William is quiet now. He blinks his eyes. His good hand comes up quickly to his face and wipes at the tears. He sees Robert noticing. “From the pain,” he says.
“You shouldn’t let yourself get worked up over her.”
“That’s our life.”
“She’s probably going to try again to get the priest in here.”
“She thinks I’m going to die,” William says, but almost gently. “She says she won’t know who she is without me.”
“Are you beginning to understand her?”
“Drug addicts are easier.” William turns his face away, toward the window.
Then he turns back.
He holds his gaze steadily on Robert. His eyes seem heavy-lidded, as if he’s struggling to keep them open. But the impression is not weariness. These strike Robert as the heavy eyes of sadness. And he feels himself to be the object of the look.
Robert does not ask what’s behind this. Instead, he says, “Were you still a Catholic in Germany?”
William snorts softly. His eyes relax. “You mean, ‘There are no atheists in foxholes’?”
“Something like that.”
“Whoever thought that up was full of shit. Either they were never in a war or were in the priest’s pocket to start with.” William begins carefully to rearrange himself at the shoulders. “Not that I’m an atheist. That’s just another religion.”
He stops arranging. He sucks up the pain.
“Should I get a nurse?” Robert says.
William shakes his head sharply No. He takes a deep breath, and pulling from the shoulder he adjusts his broken arm just a little. He closes his eyes to the pain.
Robert stifles his hands, his voice. He will offer no help. Pops has to be Pops.

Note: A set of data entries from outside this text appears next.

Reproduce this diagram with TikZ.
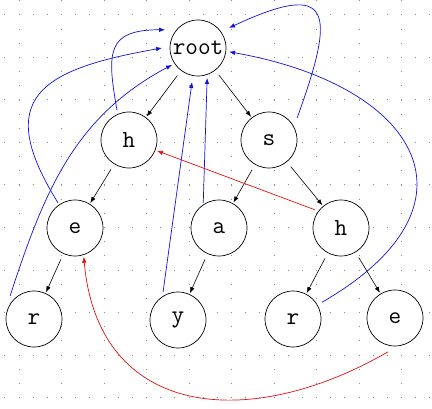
\documentclass[tikz,border=0pt]{standalone}
\usepackage{fontspec}
\usepackage{xcolor}
\usepackage{tikz}
\usetikzlibrary{calc,arrows.meta}
\definecolor{dotc}{HTML}{8A8A8A}
\definecolor{linkc}{HTML}{1010E0}
\definecolor{outc}{HTML}{E01010}
\tikzset{
  st/.style={circle,draw,line width=0.7pt,minimum size=56pt,inner sep=0pt,font=\fontsize{24.5}{26}\selectfont\ttfamily},
  gridln/.style={dotc,line width=1pt,dash pattern=on 1pt off 13.17pt},
  goto/.style={-{Latex[length=6pt,width=4.5pt]},line width=0.6pt,shorten <=6pt,shorten >=1pt},
  fail/.style={-{Latex[length=6pt,width=4.5pt]},line width=0.7pt,linkc},
  outl/.style={-{Latex[length=6pt,width=4.5pt]},line width=0.7pt,outc}
}

\begin{document}
\begin{tikzpicture}[x=1pt,y=1pt]
\useasboundingbox (0,0) rectangle (432,408);
% dotted grid
\foreach \k in {0,...,9} {
  \draw[gridln] (19+42.5*\k,407.67) -- (19+42.5*\k,0);
  \draw[gridln] (4.33,393-42.5*\k) -- (432,393-42.5*\k);
}
% trie
\node[st,fill=white] (root) at (198,360) {root};
\node[st,fill=white] (h) at (129,268) {h};
\node[st,fill=white] (s) at (269,268) {s};
\node[st,fill=white] (he) at (75,180) {e};
\node[st,fill=white] (sa) at (219,180) {a};
\node[st,fill=white] (sh) at (341,180) {h};
\node[st,fill=white] (her) at (34,89) {r};
\node[st,fill=white] (say) at (178,88) {y};
\node[st,fill=white] (shr) at (293,89) {r};
\node[st,fill=white] (she) at (395,90) {e};
\draw[goto] (root) -- (h);
\draw[goto] (root) -- (s);
\draw[goto] (h) -- (he);
\draw[goto] (he) -- (her);
\draw[goto] (s) -- (sa);
\draw[goto] (sa) -- (say);
\draw[goto] (s) -- (sh);
\draw[goto] (sh) -- (shr);
\draw[goto] (sh) -- (she);
% failure links
\draw[fail] ($(h)+(112:32)$) to[out=100,in=180,looseness=1.6] ($(root)+(151:37.6)$);
\draw[fail] ($(he)+(124:30.2)$) to[out=122,in=190,looseness=1.7] ($(root)+(180:36)$);
\draw[fail] ($(her)+(136:33.2)$) to[out=72,in=208] ($(root)+(213:31)$);
\draw[fail] ($(say)+(118:31.8)$) -- ($(root)+(260:34.5)$);
\draw[fail] ($(sa)+(122:29.7)$) -- ($(root)+(287:31.3)$);
\draw[fail] ($(s)+(38:35.6)$) to[out=70,in=25,looseness=2.6] ($(root)+(33:36.9)$);
\draw[fail] ($(shr)+(30:33.6)$) to[out=30,in=-10,looseness=1.85] ($(root)+(-7:31.3)$);
\draw[outl] ($(sh)+(145:31.6)$) -- ($(h)+(-21:30)$);
\draw[outl] ($(she)+(258:34.7)$) to[out=210,in=-85,looseness=1.3] ($(he)+(287:30)$);
\end{tikzpicture}
\end{document}
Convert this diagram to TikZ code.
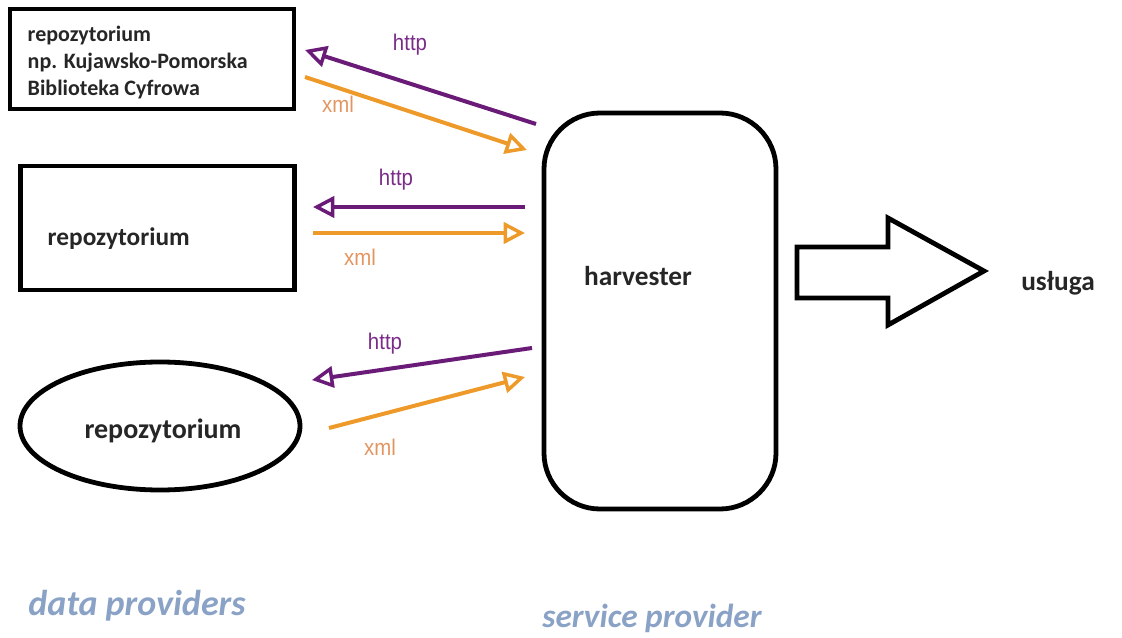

When the pain has passed, his father says, “What was it for, my Good War? And what was our national humiliation for?”
He means, by the latter, Robert’s Bad War.
William says, “It only brought us to this fucking world.”
Robert says, softly, “There it is.” The phrase catches him by surprise. He hasn’t used it in decades. It was a meme among the enlisted men in Vietnam. Its meaning slid upon a long continuum from I am content to We’re all fucked. In this case: You said it, brother.
William begins to cough again.
But he stops it. With a sharp intake of breath and a brief flinch of his body and a sneer. A sneer at the cough and at the pain. He takes a moment to let out the breath, fight off a little after-tremor of hacking, and he says, “Who wouldn’t be happy to die tonight? Give me the political wars of the twentieth century any old day. At least your communist or your fascist gave a shit about this present life. The religious wars are going to take us all down. Behead the other guys and blow yourselves up. Sure. If you really read the holy book they believe in — that we all supposedly believe in; the first part of it for all of us is the same book—then what they’re doing makes perfect sense. That book’s full of genocide, on direct order from the Commander in Chief in the Sky. With Moses himself leading the dirty work. Every holy battle gets around to it. Not just by the punks in the ski masks. Even the New Testament believers get around to it. The Catholics and the Pilgrims both had the stake and the torch.”
William falls silent.
Robert has never heard any of this from his father. Was it new? Did it take the breaking of his body for him to come to this? Or did his little band of brothers look up over their coffee and beignets one afternoon and know?
Robert has to work hard now not to put his hand on his father’s hand. The man wouldn’t recognize the gesture, so he dare not. But Pops’s words have fallen upon Robert like a shared thing. Like an understanding between them. Even like a backdoor expression of fatherly pride. Pops went to war. Robert went to war. Both of them came to this.